Como o IA entrou nas disciplinas
- Geografia: O professor tem ajuda nas correções ou para elaborar questões. Por enquanto, a ferramenta não tem resultados satisfatórios para boa parte dos temas pesquisados, apresentando respostas erradas ou defasadas, porque a base de dados da IA foi atualizada até 2021.
- Artes: Criação roteiros e histórias fictícias, personagens, estabelecimento de relações com espaços reais e elaboração de roteiros de visitas a museus. Desenvolvimento da percepção visual de paletas e de materiais de artistas. É importante atentar para o direito autoral.
- Biologia: Busca de conceitos da disciplina e geração imagens de células e plantas.

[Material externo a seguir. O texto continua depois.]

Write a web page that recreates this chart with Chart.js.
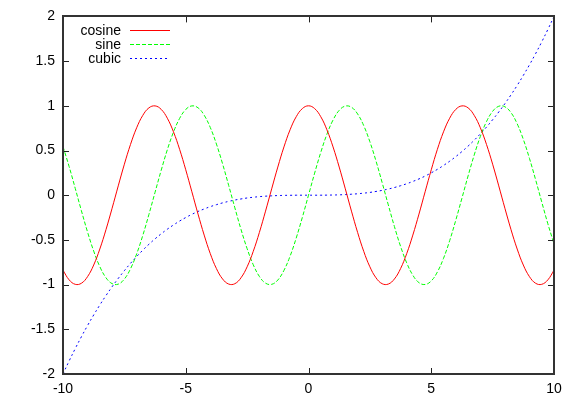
<!DOCTYPE html>
<html>
<head>
<meta charset="utf-8">
<script src="https://cdn.jsdelivr.net/npm/chart.js@4/dist/chart.umd.min.js"></script>
<style>
  html, body { margin: 0; padding: 0; background: #fff; }
  #wrap { width: 576px; height: 403px; }
</style>
</head>
<body>
<div id="wrap"><canvas id="plot"></canvas></div>
<script>
// sample positions along x
const xs = [
  -10, -9.75, -9.5, -9.25, -9, -8.75, -8.5, -8.25, -8, -7.75, -7.5, -7.25, -7, -6.75, -6.5, -6.25,
  -6, -5.75, -5.5, -5.25, -5, -4.75, -4.5, -4.25, -4, -3.75, -3.5, -3.25, -3, -2.75, -2.5, -2.25,
  -2, -1.75, -1.5, -1.25, -1, -0.75, -0.5, -0.25, 0, 0.25, 0.5, 0.75, 1, 1.25, 1.5, 1.75,
  2, 2.25, 2.5, 2.75, 3, 3.25, 3.5, 3.75, 4, 4.25, 4.5, 4.75, 5, 5.25, 5.5, 5.75,
  6, 6.25, 6.5, 6.75, 7, 7.25, 7.5, 7.75, 8, 8.25, 8.5, 8.75, 9, 9.25, 9.5, 9.75, 10
];

const cosine = [
  -0.839, -0.947, -0.997, -0.985, -0.911, -0.781, -0.602, -0.386, -0.146, 0.104, 0.347, 0.568, 0.754, 0.893, 0.977, 0.999,
  0.960, 0.861, 0.709, 0.513, 0.284, 0.038, -0.211, -0.446, -0.654, -0.821, -0.937, -0.994, -0.990, -0.924, -0.801, -0.628,
  -0.416, -0.178, 0.071, 0.315, 0.540, 0.732, 0.878, 0.969, 1, 0.969, 0.878, 0.732, 0.540, 0.315, 0.071, -0.178,
  -0.416, -0.628, -0.801, -0.924, -0.990, -0.994, -0.937, -0.821, -0.654, -0.446, -0.211, 0.038, 0.284, 0.513, 0.709, 0.861,
  0.960, 0.999, 0.977, 0.893, 0.754, 0.568, 0.347, 0.104, -0.146, -0.386, -0.602, -0.781, -0.911, -0.985, -0.997, -0.947, -0.839
];

const sine = [
  0.544, 0.320, 0.075, -0.174, -0.412, -0.625, -0.799, -0.923, -0.989, -0.995, -0.938, -0.823, -0.657, -0.450, -0.215, 0.033,
  0.279, 0.509, 0.706, 0.859, 0.959, 0.999, 0.978, 0.895, 0.757, 0.572, 0.351, 0.108, -0.141, -0.382, -0.598, -0.778,
  -0.909, -0.984, -0.997, -0.949, -0.841, -0.682, -0.479, -0.247, 0, 0.247, 0.479, 0.682, 0.841, 0.949, 0.997, 0.984,
  0.909, 0.778, 0.598, 0.382, 0.141, -0.108, -0.351, -0.572, -0.757, -0.895, -0.978, -0.999, -0.959, -0.859, -0.706, -0.509,
  -0.279, -0.033, 0.215, 0.450, 0.657, 0.823, 0.938, 0.995, 0.989, 0.923, 0.799, 0.625, 0.412, 0.174, -0.075, -0.320, -0.544
];

const cubic = [
  -2, -1.854, -1.715, -1.583, -1.458, -1.340, -1.228, -1.123, -1.024, -0.931, -0.844, -0.762, -0.686, -0.615, -0.549, -0.488,
  -0.432, -0.380, -0.333, -0.289, -0.25, -0.214, -0.182, -0.154, -0.128, -0.106, -0.086, -0.069, -0.054, -0.042, -0.031, -0.023,
  -0.016, -0.011, -0.007, -0.004, -0.002, -0.001, 0, 0, 0, 0, 0, 0.001, 0.002, 0.004, 0.007, 0.011,
  0.016, 0.023, 0.031, 0.042, 0.054, 0.069, 0.086, 0.106, 0.128, 0.154, 0.182, 0.214, 0.25, 0.289, 0.333, 0.380,
  0.432, 0.488, 0.549, 0.615, 0.686, 0.762, 0.844, 0.931, 1.024, 1.123, 1.228, 1.340, 1.458, 1.583, 1.715, 1.854, 2
];

const xTicks = [-10, -5, 0, 5, 10];
const yTicks = [-2, -1.5, -1, -0.5, 0, 0.5, 1, 1.5, 2];

const FONT = '"Liberation Sans", Arial, Helvetica, sans-serif';

function pts(ys) {
    return xs.map((x, i) => ({ x: x, y: ys[i] }));
}

// gnuplot style frame: box + inward ticks on all four sides, legend top-left
const framePlugin = {
    id: 'frame',
    afterDraw(chart) {
        const ctx = chart.ctx;
        const a = chart.chartArea;
        const sx = chart.scales.x, sy = chart.scales.y;
        const tl = 6;
        ctx.save();
        ctx.strokeStyle = '#222';
        ctx.lineWidth = 1;
        ctx.setLineDash([]);
        ctx.beginPath();
        xTicks.forEach(v => {
            const px = Math.round(sx.getPixelForValue(v)) + 0.5;
            ctx.moveTo(px, a.bottom); ctx.lineTo(px, a.bottom - tl);
            ctx.moveTo(px, a.top); ctx.lineTo(px, a.top + tl);
        });
        yTicks.forEach(v => {
            const py = Math.round(sy.getPixelForValue(v)) + 0.5;
            ctx.moveTo(a.left, py); ctx.lineTo(a.left + tl, py);
            ctx.moveTo(a.right, py); ctx.lineTo(a.right - tl, py);
        });
        ctx.stroke();
        ctx.lineWidth = 2;
        ctx.strokeStyle = '#333';
        ctx.strokeRect(Math.round(a.left), Math.round(a.top),
            Math.round(a.right - a.left), Math.round(a.bottom - a.top));

        // legend
        ctx.font = '14px ' + FONT;
        ctx.textAlign = 'right';
        ctx.textBaseline = 'middle';
        ctx.lineWidth = 1;
        chart.data.datasets.forEach((ds, i) => {
            const y = 31 + i * 14;
            ctx.fillStyle = '#000';
            ctx.fillText(ds.label, 121, y);
            ctx.strokeStyle = ds.borderColor;
            ctx.setLineDash(ds.borderDash || []);
            ctx.beginPath();
            ctx.moveTo(130, y - 0.5);
            ctx.lineTo(170, y - 0.5);
            ctx.stroke();
        });
        ctx.restore();
    }
};

new Chart(document.getElementById('plot'), {
    type: 'line',
    data: {
        datasets: [
            { label: 'cosine', data: pts(cosine), borderColor: '#ff0000', borderWidth: 1, borderDash: [] },
            { label: 'sine', data: pts(sine), borderColor: '#00ff00', borderWidth: 1, borderDash: [4, 2] },
            { label: 'cubic', data: pts(cubic), borderColor: '#0000ff', borderWidth: 1, borderDash: [2, 3] }
        ]
    },
    options: {
        responsive: true,
        maintainAspectRatio: false,
        animation: false,
        events: [],
        elements: {
            point: { radius: 0 },
            line: { tension: 0.4, fill: false }
        },
        layout: { padding: { left: 0, top: 16, right: 22, bottom: 0 } },
        plugins: {
            legend: { display: false },
            tooltip: { enabled: false }
        },
        scales: {
            x: {
                type: 'linear',
                min: -10, max: 10,
                afterBuildTicks: s => { s.ticks = xTicks.map(v => ({ value: v })); },
                afterFit: s => { s.height = 29; },
                grid: { display: false, drawTicks: false },
                border: { display: false },
                ticks: { color: '#000', padding: 7, maxRotation: 0, font: { family: FONT, size: 14 },
                         callback: v => String(v) }
            },
            y: {
                type: 'linear',
                min: -2, max: 2,
                afterBuildTicks: s => { s.ticks = yTicks.map(v => ({ value: v })); },
                afterFit: s => { s.width = 63; },
                grid: { display: false, drawTicks: false },
                border: { display: false },
                ticks: { color: '#000', padding: 8, font: { family: FONT, size: 14 },
                         callback: v => String(v) }
            }
        }
    },
    plugins: [framePlugin]
});
</script>
</body>
</html>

- Português: Correção e proposta de redações e diferentes estilos de texto.
- Inglês: Criação de rubricas de avaliação, obtenção de frases com o vocabulário que estudam, geração de exercícios de gramática e pesquisas.
- Filosofia: Uma prática já adotada é a entrega de duas dissertações por alunos, em que a primeira, eles podem podem usar abertamente o ChatGPT. Mas na segunda entrega, o aluno é convidado a refletir e criticar o próprio texto anterior.
- Matemática: A IA soluciona equações e mostra o passo a passo da conta. Se gera um resultado errado, a turma se reúne para identificar o problema.